Task: Would you transcribe the listing that follows, character for character, and omit its images?

Dataset section:
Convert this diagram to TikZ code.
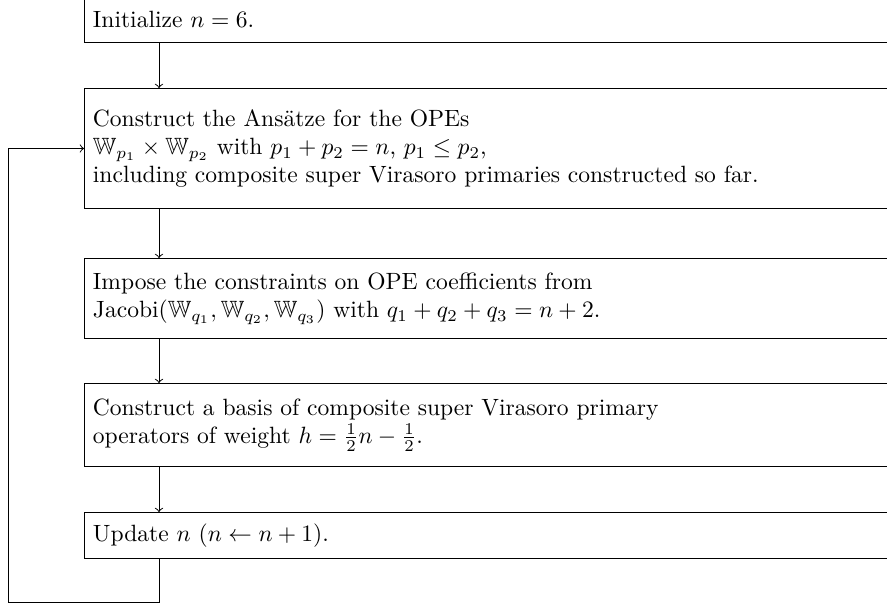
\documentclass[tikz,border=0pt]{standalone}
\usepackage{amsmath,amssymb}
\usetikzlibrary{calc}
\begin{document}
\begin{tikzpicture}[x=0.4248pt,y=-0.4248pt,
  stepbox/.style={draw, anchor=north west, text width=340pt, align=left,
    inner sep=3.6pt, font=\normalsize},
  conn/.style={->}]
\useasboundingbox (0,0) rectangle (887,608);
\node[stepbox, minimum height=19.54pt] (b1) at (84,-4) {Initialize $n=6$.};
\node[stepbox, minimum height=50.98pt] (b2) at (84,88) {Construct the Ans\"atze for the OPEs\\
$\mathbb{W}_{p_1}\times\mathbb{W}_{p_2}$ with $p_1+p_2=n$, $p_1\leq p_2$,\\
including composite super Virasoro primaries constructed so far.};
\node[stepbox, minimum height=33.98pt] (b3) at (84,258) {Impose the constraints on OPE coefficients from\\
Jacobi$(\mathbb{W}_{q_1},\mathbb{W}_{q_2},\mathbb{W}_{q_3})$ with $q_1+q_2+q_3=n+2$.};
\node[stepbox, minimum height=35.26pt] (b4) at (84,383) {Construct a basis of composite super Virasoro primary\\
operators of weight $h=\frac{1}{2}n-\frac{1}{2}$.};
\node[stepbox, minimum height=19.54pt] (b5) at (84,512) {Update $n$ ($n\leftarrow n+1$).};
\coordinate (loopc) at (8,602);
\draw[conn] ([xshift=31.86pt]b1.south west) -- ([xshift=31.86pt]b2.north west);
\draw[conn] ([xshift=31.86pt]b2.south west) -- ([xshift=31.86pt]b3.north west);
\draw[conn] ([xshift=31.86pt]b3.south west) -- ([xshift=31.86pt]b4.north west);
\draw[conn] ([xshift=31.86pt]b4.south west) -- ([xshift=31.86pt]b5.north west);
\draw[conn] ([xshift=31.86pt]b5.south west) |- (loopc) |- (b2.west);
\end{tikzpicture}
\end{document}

Reply:
Convert this diagram to TikZ code.
\documentclass[tikz,border=0pt]{standalone}
\usepackage{amsmath,amssymb}
\usetikzlibrary{calc}
\begin{document}
\begin{tikzpicture}[x=0.4248pt,y=-0.4248pt,
  stepbox/.style={draw, anchor=north west, text width=340pt, align=left,
    inner sep=3.6pt, font=\normalsize},
  conn/.style={->}]
\useasboundingbox (0,0) rectangle (887,608);
\node[stepbox, minimum height=19.54pt] (b1) at (84,-4) {Initialize $n=6$.};
\node[stepbox, minimum height=50.98pt] (b2) at (84,88) {Construct the Ans\"atze for the OPEs\\
$\mathbb{W}_{p_1}\times\mathbb{W}_{p_2}$ with $p_1+p_2=n$, $p_1\leq p_2$,\\
including composite super Virasoro primaries constructed so far.};
\node[stepbox, minimum height=33.98pt] (b3) at (84,258) {Impose the constraints on OPE coefficients from\\
Jacobi$(\mathbb{W}_{q_1},\mathbb{W}_{q_2},\mathbb{W}_{q_3})$ with $q_1+q_2+q_3=n+2$.};
\node[stepbox, minimum height=35.26pt] (b4) at (84,383) {Construct a basis of composite super Virasoro primary\\
operators of weight $h=\frac{1}{2}n-\frac{1}{2}$.};
\node[stepbox, minimum height=19.54pt] (b5) at (84,512) {Update $n$ ($n\leftarrow n+1$).};
\coordinate (loopc) at (8,602);
\draw[conn] ([xshift=31.86pt]b1.south west) -- ([xshift=31.86pt]b2.north west);
\draw[conn] ([xshift=31.86pt]b2.south west) -- ([xshift=31.86pt]b3.north west);
\draw[conn] ([xshift=31.86pt]b3.south west) -- ([xshift=31.86pt]b4.north west);
\draw[conn] ([xshift=31.86pt]b4.south west) -- ([xshift=31.86pt]b5.north west);
\draw[conn] ([xshift=31.86pt]b5.south west) |- (loopc) |- (b2.west);
\end{tikzpicture}
\end{document}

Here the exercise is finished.